Little Mosque on the Prairie, a television comedy series featuring Muslim characters and a Muslim minority community on the Canadian prairies, was a novel and groundbreaking undertaking when it was launched in 2007. Appearing in the context of a growing Canadian Muslim population, and of ambivalent attitudes towards Muslims among Canadians in general, the series is here analyzed as a cultural intervention into the contested field of Canadian Muslim identities. First, however, the scene is set by evoking Lessing’s interfaith parable of the three rings, and by searching through past Muslim-Christian-Jewish coexistence in al Andalus, or Muslim Spain, for categories of religio-cultural interaction. Second, the Canadian context of increasing religious diversity and ambivalent attitudes vis-à-vis Muslims is explored. Selected episodes form the first two seasons of Little Mosque on the Prairie are then analyzed to reveal its dynamic intervention in the Canadian cultural imaginary by confounding simple “Muslim versus Canadian” binaries, normalizing visible Canadian Muslim identities, de-homogenizing and circumscribing Canadian Muslim-ness, and longing for a utopic interfaith convivencia.
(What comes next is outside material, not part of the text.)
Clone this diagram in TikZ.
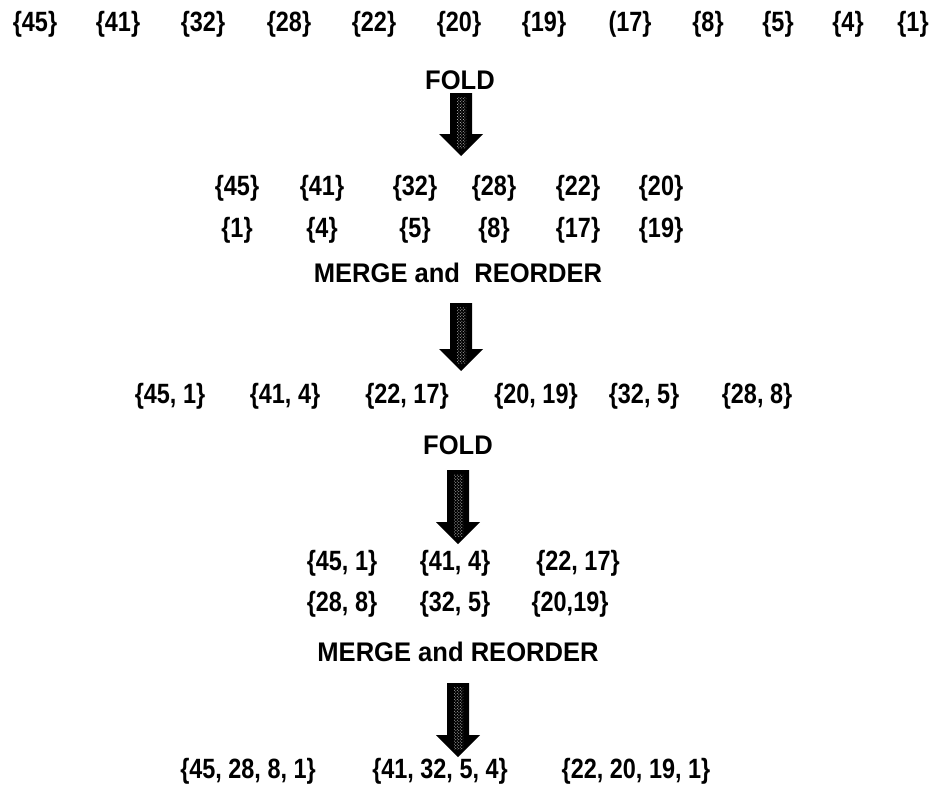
\documentclass[tikz,border=0pt]{standalone}
\usepackage{fontspec}
\setmainfont{Liberation Sans}[FakeStretch=0.84]
\newfontfamily\wordfont{Liberation Sans}[FakeStretch=0.95]
\usetikzlibrary{calc,patterns}

% fat downward block arrow from coordinate #1 (top of shaft) to #2 (tip)
\newcommand{\blockarrow}[2]{%
  \fill[black] let \p1=(#1), \p2=(#2) in
    (\x1-11bp,\y1) -- (\x1+11bp,\y1) -- (\x1+11bp,\y2+22bp) --
    (\x1+22bp,\y2+22bp) -- (\x1,\y2) -- (\x1-22bp,\y2+22bp) --
    (\x1-11bp,\y2+22bp) -- cycle;
  \fill[pattern=crosshatch dots, pattern color=white!80!black]
    let \p1=(#1), \p2=(#2) in
    (\x1-4bp,\y1-4bp) rectangle (\x1+5bp,\y2+8bp);
}

\begin{document}
\begin{tikzpicture}[x=1bp,y=-1bp,
  lbl/.style={font=\bfseries\fontsize{28}{32}\selectfont, inner sep=0pt, anchor=center},
  word/.style={font=\wordfont\bfseries\fontsize{27}{32}\selectfont, inner sep=0pt, anchor=center}]
\useasboundingbox (0,0) rectangle (933,786);

% first row of singletons
\foreach \t/\x [count=\i] in {{\{45\}}/35, {\{41\}}/118, {\{32\}}/203, {\{28\}}/289,
   {\{22\}}/374, {\{20\}}/459, {\{19\}}/544, {(17\}}/630, {\{8\}}/708,
   {\{5\}}/778, {\{4\}}/848, {\{1\}}/913}
  \node[lbl] (r1-\i) at (\x,24) {\t};

\node[word] (fold1) at (460,80) {FOLD};
\coordinate (a1s) at (461,93);
\coordinate (a1e) at (461,156);
\blockarrow{a1s}{a1e}

% folded pairs
\foreach \t/\x [count=\i] in {{\{45\}}/237, {\{41\}}/322, {\{32\}}/415,
   {\{28\}}/494, {\{22\}}/578, {\{20\}}/661}
  \node[lbl] (r2-\i) at (\x,188) {\t};
\foreach \t/\x [count=\i] in {{\{1\}}/237, {\{4\}}/322, {\{5\}}/415,
   {\{8\}}/494, {\{17\}}/578, {\{19\}}/661}
  \node[lbl] (r3-\i) at (\x,230) {\t};

\node[word] (merge1) at (458,273) {MERGE and \ REORDER};
\coordinate (a2s) at (461,303);
\coordinate (a2e) at (461,371);
\blockarrow{a2s}{a2e}

% merged pairs
\foreach \t/\x [count=\i] in {{\{45, 1\}}/170, {\{41, 4\}}/285, {\{22, 17\}}/407,
   {\{20, 19\}}/536, {\{32, 5\}}/644, {\{28, 8\}}/757}
  \node[lbl] (r4-\i) at (\x,396) {\t};

\node[word] (fold2) at (458,445) {FOLD};
\coordinate (a3s) at (458,470);
\coordinate (a3e) at (458,544);
\blockarrow{a3s}{a3e}

% folded quadruples
\foreach \t/\x [count=\i] in {{\{45, 1\}}/342, {\{41, 4\}}/455, {\{22, 17\}}/578}
  \node[lbl] (r5-\i) at (\x,563) {\t};
\foreach \t/\x [count=\i] in {{\{28, 8\}}/342, {\{32, 5\}}/455, {\{20,19\}}/570}
  \node[lbl] (r6-\i) at (\x,604) {\t};

\node[word] (merge2) at (458,652) {MERGE and REORDER};
\coordinate (a4s) at (458,683);
\coordinate (a4e) at (458,757);
\blockarrow{a4s}{a4e}

% final groups
\foreach \t/\x [count=\i] in {{\{45, 28, 8, 1\}}/248, {\{41, 32, 5, 4\}}/440,
   {\{22, 20, 19, 1\}}/636}
  \node[lbl] (r7-\i) at (\x,771) {\t};
\end{tikzpicture}
\end{document}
In the end, it is argued that Little Mosque on the Prairie attempts to show how Canadian Muslims can be authentic, not despite, but because of having to interact with a wider non-Muslim context.

The text of this article was originally delivered orally on October 19 and 21, 2009 in Camrose and Edmonton, Alberta, Canada, as part of the Augustana Distinguished Lecture series sponsored by the Chester Ronning Centre for the Study of Religion and Public Life at the University of Alberta, and was issued as part of a booklet, On the Way to Muslim-Christian Understanding, by the Chester Ronning Centre in 2010. My thanks to the director of the Chester Ronning Centre, David J. Goa, for permission to reuse this material for this edited and updated version.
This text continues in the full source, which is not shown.